Little India: Overseas Indian, NRI, Asian Indian, Indian American

UK Confirms Fugitive Diamond Merchant Nirav Modi’s Presence, CBI Seeks Extradition: Report

Nirav Modi

Fugitive diamond merchant Nirav Modi, who is accused in a Punjab National Bank scam worth Rs 13,500 crore, is in the United Kingdom, UK authorities have reportedly confirmed.

According to the Central Bureau of Investigation (CBI), the UK authorities sent the confirmation about Modi’s presence in the country through an email on Aug. 19, while replying to a diffusion notice issued against him by the Indian agency to the Interpol, IANS reported citing an official.

The CBI moved an application for Modi’s extradition on Aug. 20, it added.

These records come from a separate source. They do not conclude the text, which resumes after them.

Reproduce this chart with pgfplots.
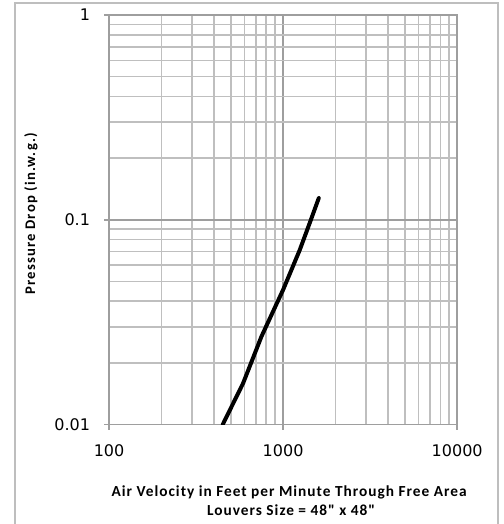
\documentclass[border=0pt]{standalone}
\usepackage{pgfplots}
\pgfplotsset{compat=1.18}
\usepackage{fontspec}
\setmainfont{Carlito}[Ligatures=TeXOff]
\newfontfamily\xlabfont{Carlito}[Ligatures=TeXOff, LetterSpace=6.5]
\newfontfamily\ylabfont{Carlito}[Ligatures=TeXOff, LetterSpace=8]
\newfontfamily\tickfont{DejaVu Sans}
\definecolor{framegray}{RGB}{190,190,190}
\begin{document}
\begin{tikzpicture}
\useasboundingbox (-81.75pt,-74.6pt) rectangle (295.5pt,318.25pt);
\draw[line width=1.1pt, framegray] (-70.5pt,-90pt) rectangle (291.75pt,316pt);
\begin{axis}[
  at={(0,0)}, anchor=south west,
  width=261pt, height=307pt, scale only axis,
  xmode=log, ymode=log,
  xmin=100, xmax=10000, ymin=0.01, ymax=1,
  xtick={100,1000,10000}, xticklabels={100,1000,10000},
  ytick={0.01,0.1,1}, yticklabels={0.01,0.1,1},
  grid=both,
  major grid style={draw=black!38, line width=1.2pt},
  minor grid style={draw=black!25, line width=1.2pt},
  axis line style={draw=black!38, line width=1.2pt},
  tick style={draw=black!38, line width=1.2pt},
  major tick length=3.75pt, minor tick length=0pt,
  tick align=outside,
  xtick pos=bottom, ytick pos=left,
  /pgf/number format/assume math mode=true,
  ticklabel style={font=\tickfont\fontsize{12}{14}\selectfont},
  xticklabel style={yshift=-8pt},
  yticklabel style={xshift=-7pt},
]
\addplot[black, line width=3pt, line join=round, line cap=round]
  coordinates {(450,0.0100)(589,0.0159)(751,0.0269)(1000,0.0455)(1247,0.0713)(1423,0.0966)(1603,0.1276)};
\end{axis}
\node[font=\xlabfont\bfseries\fontsize{11.5}{13}\selectfont] at (135pt,-50.6pt) {Air Velocity in Feet per Minute Through Free Area};
\node[font=\xlabfont\bfseries\fontsize{11.5}{13}\selectfont] at (136.5pt,-64pt) {Louvers Size = 48" x 48"};
\node[font=\ylabfont\bfseries\fontsize{11}{12}\selectfont, rotate=90] at (-58.5pt,158pt) {Pressure Drop (in.w.g.)};
\end{tikzpicture}
\end{document}
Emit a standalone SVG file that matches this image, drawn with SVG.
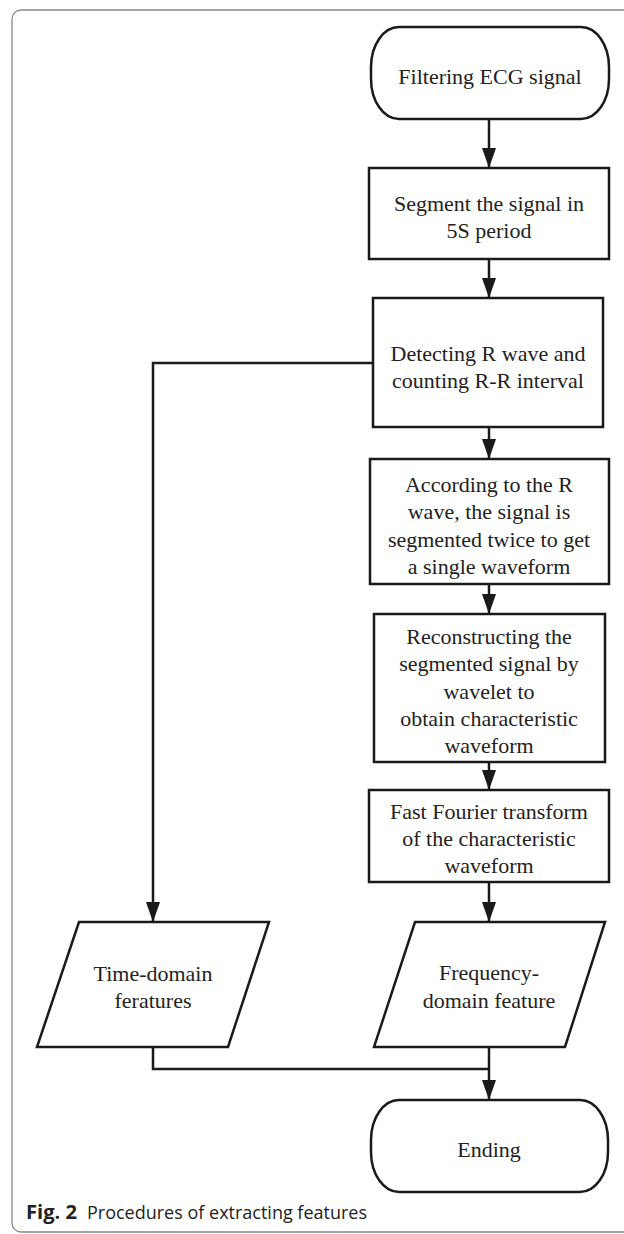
<svg xmlns="http://www.w3.org/2000/svg" width="624" height="1234" viewBox="0 0 624 1234">
<style>
.n{fill:#fff;stroke:#1a1a1a;stroke-width:2.5}
.t{font-family:"Liberation Serif","Times New Roman",serif;font-size:22px;fill:#222;text-anchor:middle}
.c{fill:none;stroke:#1a1a1a;stroke-width:2.5}
.cap{font-family:"Open Sans","Noto Sans",sans-serif;font-size:19px;fill:#222}
</style>
<defs>
<marker id="ah" markerUnits="userSpaceOnUse" markerWidth="20" markerHeight="14" refX="20" refY="7" orient="auto" viewBox="0 0 20 14">
<path d="M0,0 L20,7 L0,14 z" fill="#1a1a1a"/>
</marker>
</defs>
<rect x="12" y="10" width="700" height="1222" rx="9" fill="none" stroke="#888" stroke-width="1.3"/>
<g id="connectors">
<path class="c" d="M489,119 V168" marker-end="url(#ah)"/>
<path class="c" d="M489,259 V298" marker-end="url(#ah)"/>
<path class="c" d="M489,427 V459" marker-end="url(#ah)"/>
<path class="c" d="M489,584 V614" marker-end="url(#ah)"/>
<path class="c" d="M489,762 V790" marker-end="url(#ah)"/>
<path class="c" d="M489,882 V922" marker-end="url(#ah)"/>
<path class="c" d="M373,363 H153 V922" marker-end="url(#ah)"/>
<path class="c" d="M153,1047 V1069 H489"/>
<path class="c" d="M489,1047 V1100" marker-end="url(#ah)"/>
</g>
<g id="start">
<rect class="n" x="371" y="27" width="238" height="92" rx="28" ry="40"/>
<text class="t" x="490" y="84">Filtering ECG signal</text>
</g>
<g id="segment">
<rect class="n" x="369" y="168" width="240" height="91"/>
<text class="t" x="489" y="211">Segment the signal in</text>
<text class="t" x="489" y="238">5S period</text>
</g>
<g id="detect">
<rect class="n" x="373" y="298" width="230" height="129"/>
<text class="t" x="488" y="361">Detecting R wave and</text>
<text class="t" x="488" y="388">counting R-R interval</text>
</g>
<g id="according">
<rect class="n" x="370" y="459" width="239" height="125"/>
<text class="t" x="489" y="492">According to the R</text>
<text class="t" x="489" y="519">wave, the signal is</text>
<text class="t" x="489" y="547">segmented twice to get</text>
<text class="t" x="489" y="574">a single waveform</text>
</g>
<g id="reconstruct">
<rect class="n" x="374" y="614" width="231" height="148"/>
<text class="t" x="489" y="644">Reconstructing  the</text>
<text class="t" x="489" y="671">segmented signal by</text>
<text class="t" x="489" y="699">wavelet to</text>
<text class="t" x="489" y="726">obtain characteristic</text>
<text class="t" x="489" y="753">waveform</text>
</g>
<g id="fft">
<rect class="n" x="369" y="790" width="240" height="92"/>
<text class="t" x="489" y="819">Fast Fourier transform</text>
<text class="t" x="489" y="846">of the characteristic</text>
<text class="t" x="489" y="873">waveform</text>
</g>
<g id="timedomain">
<polygon class="n" points="79,922 269,922 228,1047 37,1047"/>
<text class="t" x="153" y="981">Time-domain</text>
<text class="t" x="153" y="1008">feratures</text>
</g>
<g id="freqdomain">
<polygon class="n" points="415,922 605,922 565,1047 374,1047"/>
<text class="t" x="489" y="980">Frequency-</text>
<text class="t" x="489" y="1008">domain feature</text>
</g>
<g id="ending">
<rect class="n" x="371" y="1100" width="237" height="92" rx="28" ry="40"/>
<text class="t" x="489" y="1157">Ending</text>
</g>
<g id="caption">
<text class="cap" x="26" y="1219" font-weight="bold" textLength="51" lengthAdjust="spacingAndGlyphs">Fig. 2</text>
<text class="cap" x="87" y="1219" textLength="280" lengthAdjust="spacingAndGlyphs">Procedures of extracting features</text>
</g>
</svg>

“The Home Ministry has also been requested to move its extradition request to the Ministry of External Affairs and through the MEA to the UK authority,” the report quoted the official as saying.

The Indian government had earlier this month informed the parliament that a request for Modi’s extradition was sent to the Indian High Commission in London to be forwarded to the UK authorities.

In July, the International Criminal Police Organization (Interpol) issued red corner notices against Modi, his brother Neeshal Modi and close associate Subhash Parab.

The Enforcement Directorate (ED), which had filed a 12,000-page charge sheet in the scam involving the Gitanjali Group, approached the Interpol in March for an international arrest warrant against the billionaire businessman.

The scam, in which Modi’s uncle Mehul Choksi is also named, was allegedly conducted by defrauding the Indian bank during 2011-17 by raising credit from overseas branches of other Indian banks using illegal Letters of Undertaking issued by employees at PNB’s Mumbai branch.

Modi’s wife Ami Modi, who is a U.S. citizen, and his brother Nishal Modi, a Belgian citizen, have also been booked in various CBI cases.

Modi fled India in January, just before the news of the Punjab National Bank fraud broke out. India cancelled the passports of both Mehul Choksi and Nirav Modi in February.

Choksi, who paid for citizenship in Antigua and Barbuda, has refused to return to India, claiming he fears for his life in the country. Antigua said it granted him citizenship last year after getting an all-clear message from Indian officials.

India has requested the United Kingdom for extradition of 29 fugitives since 2002. Modi is among the other high-profile scam-accused Indians, such as Vijay Mallya and Lalit Modi, who fled to the United Kingdom. India is already seeking extradition of Mallya so he can face charges of fraud and money laundering amounting to around Rs 9,000 crore.